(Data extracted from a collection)
# # # #

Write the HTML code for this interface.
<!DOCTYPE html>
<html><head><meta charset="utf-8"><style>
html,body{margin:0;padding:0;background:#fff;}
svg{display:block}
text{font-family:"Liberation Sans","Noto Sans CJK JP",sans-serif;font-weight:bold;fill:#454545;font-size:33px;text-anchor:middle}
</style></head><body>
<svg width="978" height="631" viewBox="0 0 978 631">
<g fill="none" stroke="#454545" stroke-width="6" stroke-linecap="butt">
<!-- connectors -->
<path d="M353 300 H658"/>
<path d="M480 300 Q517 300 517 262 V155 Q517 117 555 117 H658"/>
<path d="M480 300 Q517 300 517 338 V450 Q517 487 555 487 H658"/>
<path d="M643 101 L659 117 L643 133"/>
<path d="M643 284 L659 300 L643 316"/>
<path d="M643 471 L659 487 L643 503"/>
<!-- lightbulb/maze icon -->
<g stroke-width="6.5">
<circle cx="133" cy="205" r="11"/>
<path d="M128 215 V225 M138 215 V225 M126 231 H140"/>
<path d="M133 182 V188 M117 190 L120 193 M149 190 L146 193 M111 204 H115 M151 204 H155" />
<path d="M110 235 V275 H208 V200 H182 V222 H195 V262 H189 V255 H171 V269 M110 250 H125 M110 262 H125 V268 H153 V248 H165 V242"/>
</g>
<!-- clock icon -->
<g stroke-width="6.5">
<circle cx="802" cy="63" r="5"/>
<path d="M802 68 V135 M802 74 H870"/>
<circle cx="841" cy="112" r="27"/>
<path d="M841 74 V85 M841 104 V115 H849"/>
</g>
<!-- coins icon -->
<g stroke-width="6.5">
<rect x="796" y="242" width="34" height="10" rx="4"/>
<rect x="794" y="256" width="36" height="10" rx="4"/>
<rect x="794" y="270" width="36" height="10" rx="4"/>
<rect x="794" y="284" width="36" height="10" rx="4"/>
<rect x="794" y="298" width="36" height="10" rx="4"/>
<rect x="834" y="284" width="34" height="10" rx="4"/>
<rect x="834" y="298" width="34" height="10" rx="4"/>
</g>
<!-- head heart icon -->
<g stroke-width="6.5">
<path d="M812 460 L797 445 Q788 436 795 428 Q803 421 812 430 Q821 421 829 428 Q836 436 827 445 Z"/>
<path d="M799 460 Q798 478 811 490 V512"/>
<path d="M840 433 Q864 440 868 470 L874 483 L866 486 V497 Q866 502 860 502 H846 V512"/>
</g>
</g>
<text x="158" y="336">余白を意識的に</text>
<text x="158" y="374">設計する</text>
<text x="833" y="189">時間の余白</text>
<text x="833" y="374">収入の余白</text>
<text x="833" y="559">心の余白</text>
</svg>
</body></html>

# # # #

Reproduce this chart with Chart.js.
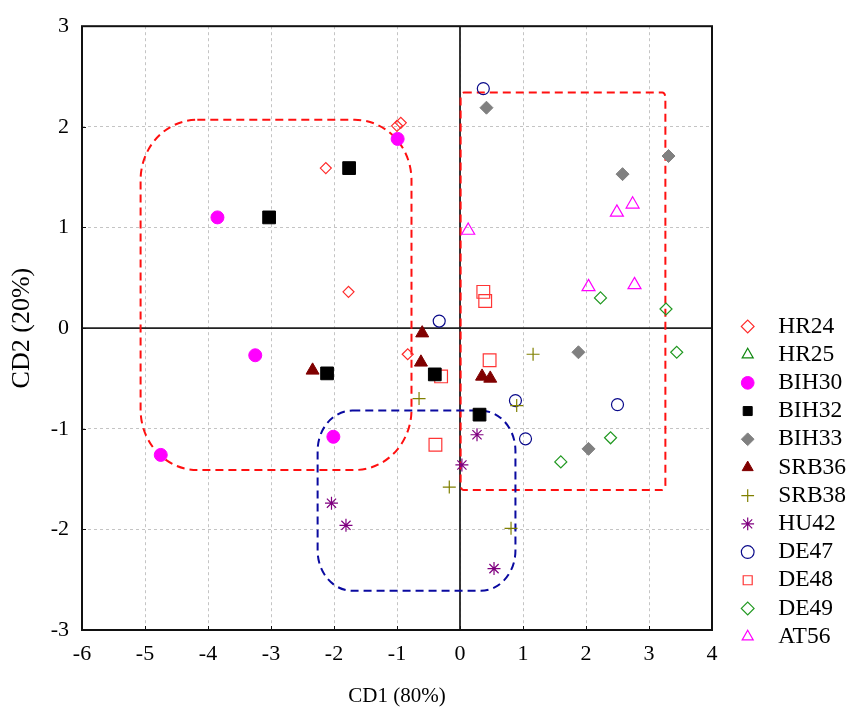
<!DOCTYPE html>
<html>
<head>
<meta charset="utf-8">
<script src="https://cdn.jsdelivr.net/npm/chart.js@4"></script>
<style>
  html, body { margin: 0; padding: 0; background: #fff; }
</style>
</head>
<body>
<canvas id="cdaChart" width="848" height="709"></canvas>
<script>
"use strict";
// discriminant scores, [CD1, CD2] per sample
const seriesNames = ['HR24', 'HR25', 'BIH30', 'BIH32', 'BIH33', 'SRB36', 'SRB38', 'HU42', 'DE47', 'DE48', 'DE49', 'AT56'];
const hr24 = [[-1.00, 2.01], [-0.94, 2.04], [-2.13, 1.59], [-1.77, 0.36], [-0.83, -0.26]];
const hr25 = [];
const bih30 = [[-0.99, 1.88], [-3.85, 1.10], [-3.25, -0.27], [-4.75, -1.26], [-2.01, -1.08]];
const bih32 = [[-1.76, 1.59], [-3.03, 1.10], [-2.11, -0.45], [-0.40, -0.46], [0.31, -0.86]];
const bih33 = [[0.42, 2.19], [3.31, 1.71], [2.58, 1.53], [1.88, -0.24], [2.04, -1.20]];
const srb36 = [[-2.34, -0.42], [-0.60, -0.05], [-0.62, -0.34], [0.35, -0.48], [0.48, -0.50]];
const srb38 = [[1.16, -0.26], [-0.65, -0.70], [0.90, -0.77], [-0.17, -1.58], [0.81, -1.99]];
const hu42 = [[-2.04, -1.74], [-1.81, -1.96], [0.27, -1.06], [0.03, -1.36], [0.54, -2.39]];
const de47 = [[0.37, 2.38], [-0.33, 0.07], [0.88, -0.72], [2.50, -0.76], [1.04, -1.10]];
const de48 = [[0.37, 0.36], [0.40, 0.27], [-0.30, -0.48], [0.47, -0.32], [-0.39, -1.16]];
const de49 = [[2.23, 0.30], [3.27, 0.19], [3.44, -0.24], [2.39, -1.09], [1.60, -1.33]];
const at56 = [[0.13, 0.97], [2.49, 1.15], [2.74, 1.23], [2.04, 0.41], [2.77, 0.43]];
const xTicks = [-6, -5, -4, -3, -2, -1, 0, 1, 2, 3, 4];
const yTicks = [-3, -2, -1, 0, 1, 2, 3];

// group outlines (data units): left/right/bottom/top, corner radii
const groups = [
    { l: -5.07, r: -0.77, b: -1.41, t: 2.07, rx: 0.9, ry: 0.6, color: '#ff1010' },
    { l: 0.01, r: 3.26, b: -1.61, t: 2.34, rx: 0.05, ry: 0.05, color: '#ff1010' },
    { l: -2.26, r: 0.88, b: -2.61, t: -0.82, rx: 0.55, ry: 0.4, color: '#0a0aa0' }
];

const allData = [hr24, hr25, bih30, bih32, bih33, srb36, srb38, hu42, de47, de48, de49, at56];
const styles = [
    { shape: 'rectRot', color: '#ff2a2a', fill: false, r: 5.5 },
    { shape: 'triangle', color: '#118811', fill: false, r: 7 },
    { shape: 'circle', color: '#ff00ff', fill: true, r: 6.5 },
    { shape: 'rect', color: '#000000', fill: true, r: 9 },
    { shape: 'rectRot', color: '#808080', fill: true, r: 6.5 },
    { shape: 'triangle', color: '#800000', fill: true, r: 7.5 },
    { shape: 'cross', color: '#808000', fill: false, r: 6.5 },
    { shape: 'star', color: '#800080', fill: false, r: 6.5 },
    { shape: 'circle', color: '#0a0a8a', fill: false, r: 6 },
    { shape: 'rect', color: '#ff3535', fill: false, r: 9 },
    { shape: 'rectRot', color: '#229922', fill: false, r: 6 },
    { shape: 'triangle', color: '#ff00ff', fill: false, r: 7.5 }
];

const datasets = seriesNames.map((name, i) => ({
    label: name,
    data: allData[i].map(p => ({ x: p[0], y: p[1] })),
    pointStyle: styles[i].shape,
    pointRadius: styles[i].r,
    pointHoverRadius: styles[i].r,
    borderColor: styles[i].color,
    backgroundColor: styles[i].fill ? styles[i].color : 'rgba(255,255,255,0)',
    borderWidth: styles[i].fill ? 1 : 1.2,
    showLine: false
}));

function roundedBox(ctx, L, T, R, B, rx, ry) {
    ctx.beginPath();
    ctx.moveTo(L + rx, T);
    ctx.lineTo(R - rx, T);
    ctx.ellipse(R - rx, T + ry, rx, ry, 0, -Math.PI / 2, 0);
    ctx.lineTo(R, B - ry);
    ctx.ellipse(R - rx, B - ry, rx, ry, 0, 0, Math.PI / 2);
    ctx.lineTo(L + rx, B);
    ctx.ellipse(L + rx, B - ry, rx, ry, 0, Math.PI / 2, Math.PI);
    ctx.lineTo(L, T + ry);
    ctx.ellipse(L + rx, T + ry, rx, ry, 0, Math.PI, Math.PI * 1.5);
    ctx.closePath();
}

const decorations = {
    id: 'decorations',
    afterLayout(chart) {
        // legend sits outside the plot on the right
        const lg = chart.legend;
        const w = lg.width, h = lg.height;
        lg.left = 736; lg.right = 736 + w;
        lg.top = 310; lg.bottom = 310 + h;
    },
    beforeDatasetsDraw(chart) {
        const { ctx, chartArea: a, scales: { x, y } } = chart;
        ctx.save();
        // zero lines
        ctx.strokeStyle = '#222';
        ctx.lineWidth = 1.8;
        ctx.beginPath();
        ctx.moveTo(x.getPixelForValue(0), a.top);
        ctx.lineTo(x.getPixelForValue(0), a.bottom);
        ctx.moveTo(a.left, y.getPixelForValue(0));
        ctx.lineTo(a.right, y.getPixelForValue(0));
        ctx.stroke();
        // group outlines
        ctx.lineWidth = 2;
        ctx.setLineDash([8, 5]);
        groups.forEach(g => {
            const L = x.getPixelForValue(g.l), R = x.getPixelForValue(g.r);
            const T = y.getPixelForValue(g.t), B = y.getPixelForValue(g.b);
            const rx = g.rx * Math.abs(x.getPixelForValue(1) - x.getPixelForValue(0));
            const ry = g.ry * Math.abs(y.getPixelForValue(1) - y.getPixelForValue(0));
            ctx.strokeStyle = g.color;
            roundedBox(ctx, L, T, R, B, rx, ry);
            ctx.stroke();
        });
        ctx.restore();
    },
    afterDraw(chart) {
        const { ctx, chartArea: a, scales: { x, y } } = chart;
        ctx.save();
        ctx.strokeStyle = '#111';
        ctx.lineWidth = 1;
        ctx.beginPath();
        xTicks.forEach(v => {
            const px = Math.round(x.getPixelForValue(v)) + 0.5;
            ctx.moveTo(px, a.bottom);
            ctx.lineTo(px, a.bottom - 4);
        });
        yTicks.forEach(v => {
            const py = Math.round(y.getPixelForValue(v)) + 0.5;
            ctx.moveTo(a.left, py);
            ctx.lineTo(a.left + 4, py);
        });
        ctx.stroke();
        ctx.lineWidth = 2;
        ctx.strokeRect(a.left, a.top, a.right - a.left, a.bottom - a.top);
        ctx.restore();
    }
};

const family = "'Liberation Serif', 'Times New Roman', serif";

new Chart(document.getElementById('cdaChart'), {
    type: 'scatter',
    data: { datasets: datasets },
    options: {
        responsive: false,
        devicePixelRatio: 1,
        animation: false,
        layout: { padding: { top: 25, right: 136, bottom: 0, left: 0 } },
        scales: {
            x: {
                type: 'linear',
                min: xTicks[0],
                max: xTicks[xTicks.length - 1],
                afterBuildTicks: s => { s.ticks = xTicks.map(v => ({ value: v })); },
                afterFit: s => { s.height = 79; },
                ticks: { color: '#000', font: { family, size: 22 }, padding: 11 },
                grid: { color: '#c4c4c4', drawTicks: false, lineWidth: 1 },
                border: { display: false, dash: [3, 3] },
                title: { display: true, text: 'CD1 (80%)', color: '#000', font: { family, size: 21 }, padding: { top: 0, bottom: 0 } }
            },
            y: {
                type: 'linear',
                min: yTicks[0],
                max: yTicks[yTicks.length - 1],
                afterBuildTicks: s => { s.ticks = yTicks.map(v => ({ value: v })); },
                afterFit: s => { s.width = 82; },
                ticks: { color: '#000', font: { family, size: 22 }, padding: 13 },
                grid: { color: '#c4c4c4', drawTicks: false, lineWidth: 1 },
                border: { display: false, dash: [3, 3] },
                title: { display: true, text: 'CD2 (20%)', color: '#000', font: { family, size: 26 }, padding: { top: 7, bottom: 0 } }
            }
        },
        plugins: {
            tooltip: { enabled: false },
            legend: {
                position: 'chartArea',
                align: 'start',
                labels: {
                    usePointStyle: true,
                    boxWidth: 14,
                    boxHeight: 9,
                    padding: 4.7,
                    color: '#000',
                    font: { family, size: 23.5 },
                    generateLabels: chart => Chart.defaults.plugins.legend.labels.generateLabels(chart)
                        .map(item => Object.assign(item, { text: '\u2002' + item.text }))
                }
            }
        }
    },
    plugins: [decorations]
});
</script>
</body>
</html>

# # # #

Keep only those lines of the records that hold "this", and return them.

Write the HTML code for this interface.
Reproduce this chart with Chart.js.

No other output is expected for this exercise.